Thank you, DVDpedia.
I have been using DVDpedia for over half a decade to catalog my burgeoning movie collection. Because all my movies are stored on hard drives, the discs discarded, DVDpedia also has a priceless feature which not only looks up a new movie in Amazon, returning all the details of actors, director, dates, cover art, etc. it also allows links to the file on the harddrive to be made with ease. Thereafter, any movie is one click away, with all the search and sift benefits denied those who store discs on bookshelves. Try finding all the discs starring James Stewart under Alfred Hitchock’s direction, or finding all the Suspense genre movies on your bookshelf in 5 seconds. Indeed, the number of DVDs chez Pindelski is exactly one, a remsastered Blu Ray version of Lawrence of Arabia which I am using to get a new Blu Ray reader installed in the HackMini to work over HDMI. More of that later.
DVDpedia permits the user to set up ‘Smart Collections’ and I have done this for favorite Actors, Directors and Genres. Now my voice controlled TV (“Winston, pull up all the Hitchcoks, please”) system is complete.
Anyway, when I upgraded the TV from a 720p 42″ to a 1080p 55″ the other day, it immediately became obvious that the grid view font was now so small as to be unreadable:
So I dropped Conor at Bruji, the author of the app, a line with a screenshot.

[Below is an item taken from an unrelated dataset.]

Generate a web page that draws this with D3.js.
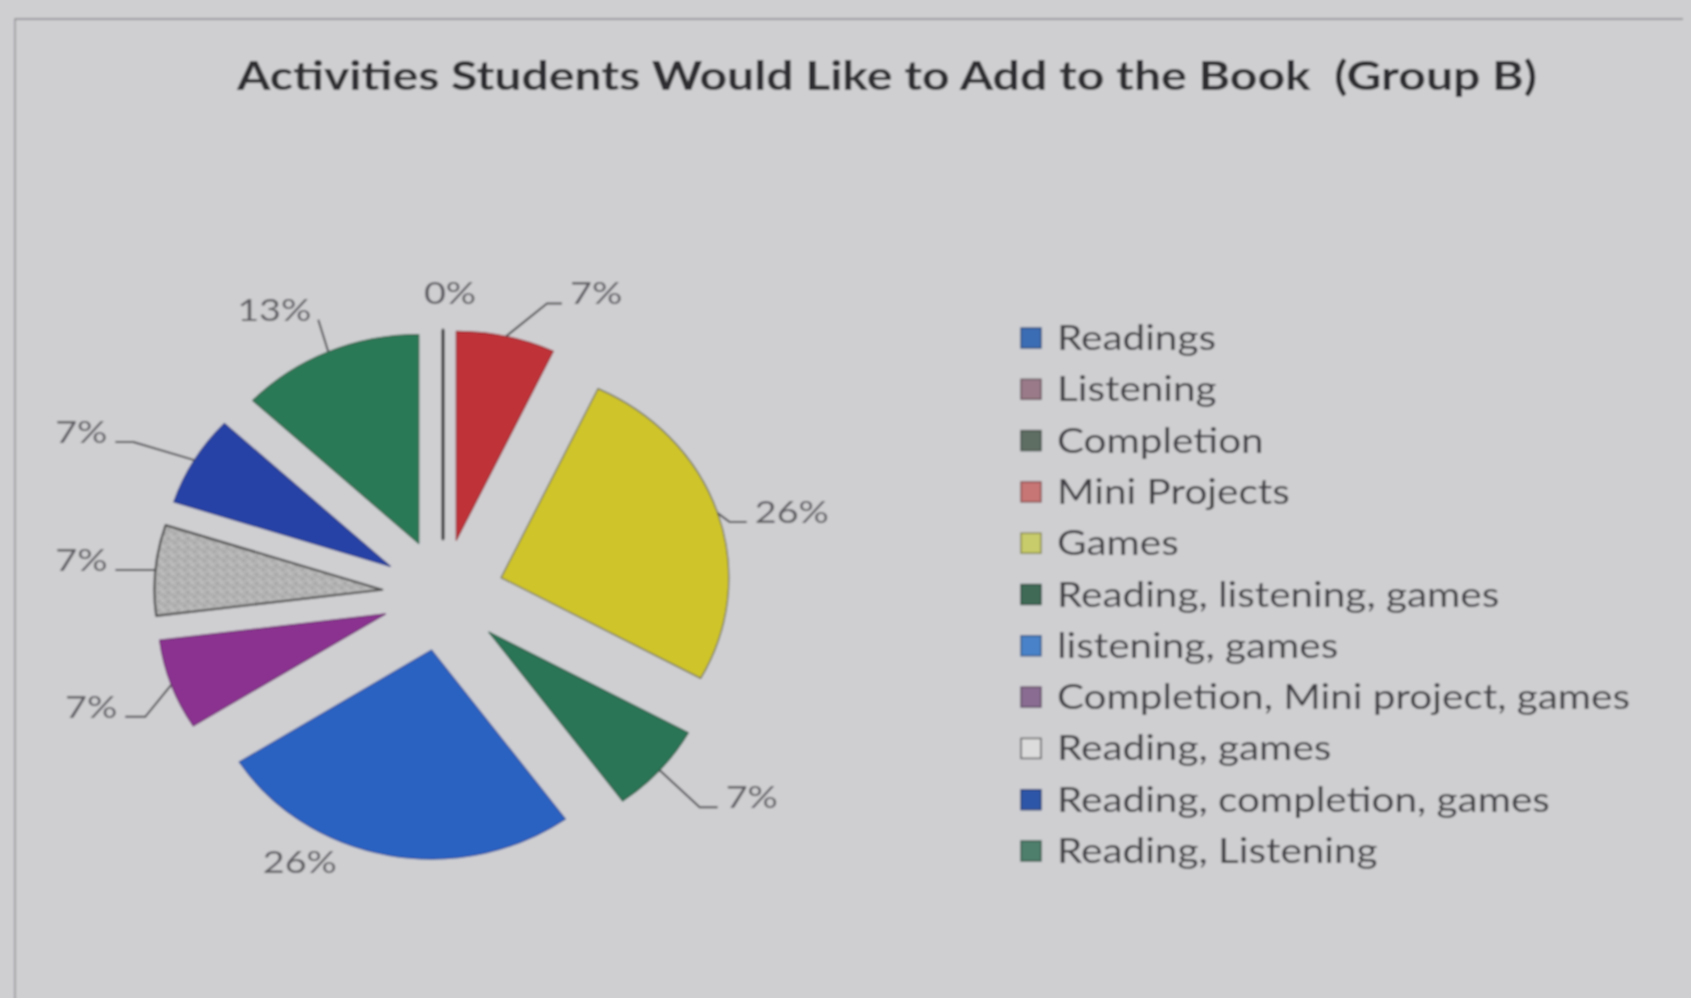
<!DOCTYPE html>
<html>
<head>
<meta charset="utf-8">
<script src="https://cdn.jsdelivr.net/npm/d3@7"></script>
<style>
  html, body { margin: 0; padding: 0; background: #cfcfd2; }
  svg { display: block; }
</style>
</head>
<body>
<script>
// Survey answers, Group B
const categories = [
  "Readings", "Listening", "Completion", "Mini Projects", "Games",
  "Reading, listening, games", "listening, games",
  "Completion, Mini project, games", "Reading, games",
  "Reading, completion, games", "Reading, Listening"
];
const values = [0, 0, 0, 7, 26, 7, 26, 7, 7, 7, 13];

// Colours of the coloured-in slices and of the printed legend keys
const sliceColors = [
  "#2f2f33", "#2f2f33", "#2f2f33", "#bf3038", "#cfc52b",
  "#2a7556", "#2b62c2", "#8b3190", "url(#stipple)", "#2742a6", "#2b7956"
];
const legendColors = [
  "#3b6db5", "#9a7a88", "#5e6e63", "#c87474", "#c9cc6a",
  "#3f6a57", "#4a82c8", "#8a6c92", "#dcdcdc", "#2e57a8", "#4e7f6c"
];

// Where each percentage label sits relative to the rim of its slice
const labelNudges = [
  { dx: 7,   dy: -27, elbow: null, anchor: "middle" },
  null,
  null,
  { dx: 56,  dy: -33, elbow: 15 },
  { dx: 29,  dy: 9,   elbow: 17 },
  { dx: 58,  dy: 37,  elbow: 18 },
  { dx: -52, dy: 17,  elbow: null, anchor: "end" },
  { dx: -46, dy: 32,  elbow: 20 },
  { dx: -40, dy: 0,   elbow: 20 },
  { dx: -79, dy: -18, elbow: 18 },
  { dx: -10, dy: -32, elbow: 0 }
];

const W = 1691, H = 998;
const cx = 443, cy = 595, R = 209, explode = 56, sx = 1.09;
const stretch = `scale(${sx},1)`;

const svg = d3.select("body").append("svg")
  .attr("width", W).attr("height", H);

const defs = svg.append("defs");
defs.append("filter").attr("id", "soft")
  .attr("x", "-5%").attr("y", "-5%").attr("width", "110%").attr("height", "110%")
  .append("feGaussianBlur").attr("stdDeviation", 0.8);

// pencil-shaded grey fill
const stip = defs.append("pattern").attr("id", "stipple")
  .attr("patternUnits", "userSpaceOnUse").attr("width", 9).attr("height", 9);
stip.append("rect").attr("width", 9).attr("height", 9).attr("fill", "#b4b4b4");
[[1, 2, "#8e8e8e"], [5, 1, "#d0d0d0"], [7, 6, "#939393"], [3, 7, "#c8c8c8"], [4, 4, "#a0a0a0"]]
  .forEach(([x, y, c]) => stip.append("rect").attr("x", x).attr("y", y)
    .attr("width", 1.6).attr("height", 1.6).attr("fill", c));

const root = svg.append("g").attr("filter", "url(#soft)");

root.append("rect").attr("width", W).attr("height", H).attr("fill", "#cfcfd2");

// chart frame
root.append("path")
  .attr("d", "M15,1005V19H1683")
  .attr("fill", "none").attr("stroke", "#8a8a8e").attr("stroke-width", 1.3);

// title
root.append("text")
  .attr("x", 887).attr("y", 90)
  .attr("text-anchor", "middle")
  .attr("font-family", "Lato, 'Open Sans', sans-serif")
  .attr("font-weight", 700)
  .attr("font-size", 41)
  .attr("fill", "#2e2e30")
  .attr("textLength", 1300)
  .attr("lengthAdjust", "spacingAndGlyphs")
  .style("white-space", "pre")
  .text("Activities Students Would Like to Add to the Book  (Group B)");

// exploded pie
const total = d3.sum(values);
const pie = d3.pie().sort(null).value(d => d.value).startAngle(0).endAngle(2 * Math.PI);
const arcs = pie(categories.map((c, i) => ({ name: c, value: values[i], i })));
const arc = d3.arc().innerRadius(0).outerRadius(R);
const mid = a => (a.startAngle + a.endAngle) / 2;

const pieG = root.append("g").attr("transform", `translate(${cx},${cy}) ${stretch}`);
pieG.selectAll("path.slice")
  .data(arcs)
  .join("path")
  .attr("class", "slice")
  .attr("transform", a => `translate(${explode * Math.sin(mid(a))},${-explode * Math.cos(mid(a))})`)
  .attr("d", arc)
  .attr("fill", a => sliceColors[a.data.i])
  .attr("stroke", a => a.data.value === 0 ? "#2a2a2e"
        : a.data.i === 8 ? "#48484a"
        : a.data.i === 4 ? "#6a6a4a"
        : d3.color(sliceColors[a.data.i]).darker(0.7))
  .attr("stroke-width", a => a.data.value === 0 ? 2.4 : a.data.i === 8 ? 2.2 : 1.2)
  .attr("stroke-linejoin", "round")
  .attr("vector-effect", "non-scaling-stroke");

// rim point of a slice, in page coordinates
const rim = a => {
  const m = mid(a);
  return [cx + sx * Math.sin(m) * (R + explode), cy - Math.cos(m) * (R + explode)];
};

const labelFont = "Lato, 'Open Sans', sans-serif";
const labelStretch = "scale(1.22,1)";
let zeroShown = false;
arcs.forEach(a => {
  const nudge = labelNudges[a.data.i];
  if (!nudge) return;
  if (a.data.value === 0) {
    if (zeroShown) return;
    zeroShown = true;
  }
  const [px, py] = rim(a);
  const ex = px + nudge.dx, ey = py + nudge.dy;
  const side = nudge.dx >= 0 ? 1 : -1;
  let tx = ex, anchor = nudge.anchor;
  if (nudge.elbow !== null) {
    const bx = ex - side * nudge.elbow;
    root.append("path")
      .attr("d", `M${px},${py}L${bx},${ey}L${ex},${ey}`)
      .attr("fill", "none").attr("stroke", "#4a4a4e").attr("stroke-width", 2);
    tx = ex + side * (nudge.elbow === 0 ? 7 : 8);
    anchor = side > 0 ? "start" : "end";
  }
  const pct = Math.round(a.data.value / total * 100) + "%";
  root.append("text")
    .attr("transform", `translate(${tx},${ey + 1}) ${labelStretch}`)
    .attr("text-anchor", anchor)
    .attr("font-family", labelFont)
    .attr("font-size", 31)
    .attr("fill", "#5c5c60")
    .text(pct);
});

// legend
const legend = root.append("g");
const rowH = 51.3, firstRowY = 338;
const rows = legend.selectAll("g.row")
  .data(categories)
  .join("g")
  .attr("class", "row")
  .attr("transform", (d, i) => `translate(0,${firstRowY + i * rowH})`);
rows.append("rect")
  .attr("x", 1021).attr("y", -10)
  .attr("width", 20).attr("height", 20)
  .attr("fill", (d, i) => legendColors[i])
  .attr("stroke", (d, i) => i === 8 ? "#555558" : d3.color(legendColors[i]).darker(1.2))
  .attr("stroke-width", 1.4);
rows.append("text")
  .attr("transform", `translate(1057,12) scale(1.19,1)`)
  .attr("font-family", labelFont)
  .attr("font-size", 34)
  .attr("fill", "#404044")
  .text(d => d);
</script>
</body>
</html>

Two days later he sent me a re-coded and recompiled version which, with the addition of a couple of simple Terminal commands which he provided, delivered this:
Now all is readable again at my preferred 10 feet viewing distance. I even saw the typo in the left bar at last!
This is the sort of thing which makes it so great to have independent developers around. Truly bespoke customer service. Thank you Conor.
You can buy DVDpedia for a very modest sum by clicking the image below and I recommend the app without reservation. Variants for Books (which is what you see when you click on Books on Photography at the base of this page), CDs and Games are also available, and the iPad/iPhone version is wonderful when you want to quickly check whether you have a movie or not, as it syncs your Mac with the mobile device.
Click the picture to go to the Bruji site.
Movies are a huge source of inspiration to any photographer and you simply cannot have enough. Online services tend to see movies come and go so it makes a lot of sense to keep local copies for home viewing for those occasions when they are not available elsewhere. Mine reside on two Mediasonic hard drive enclosures, holding four 3TB drives each.
I understand from Conor at Bruji that he hopes to add the extra large font option in future releases of his application.
Update May 10, 2013: The Extra Large font feature has been added and you can download the enhanced application here. You don’t even have to do any additional code input with this version.
Thanks for the pointer, I was looking for something like this too. Some time ago I’ve written a script that manually takes each movie and generates metadata for my Roku, so I can watch my movies on a big TV. But I missed the ability to quickly glance at what I have on my computer, without scrolling through a large folder in Finder.
The iPad app has some bad reviews, I’ve decided against buying it for now.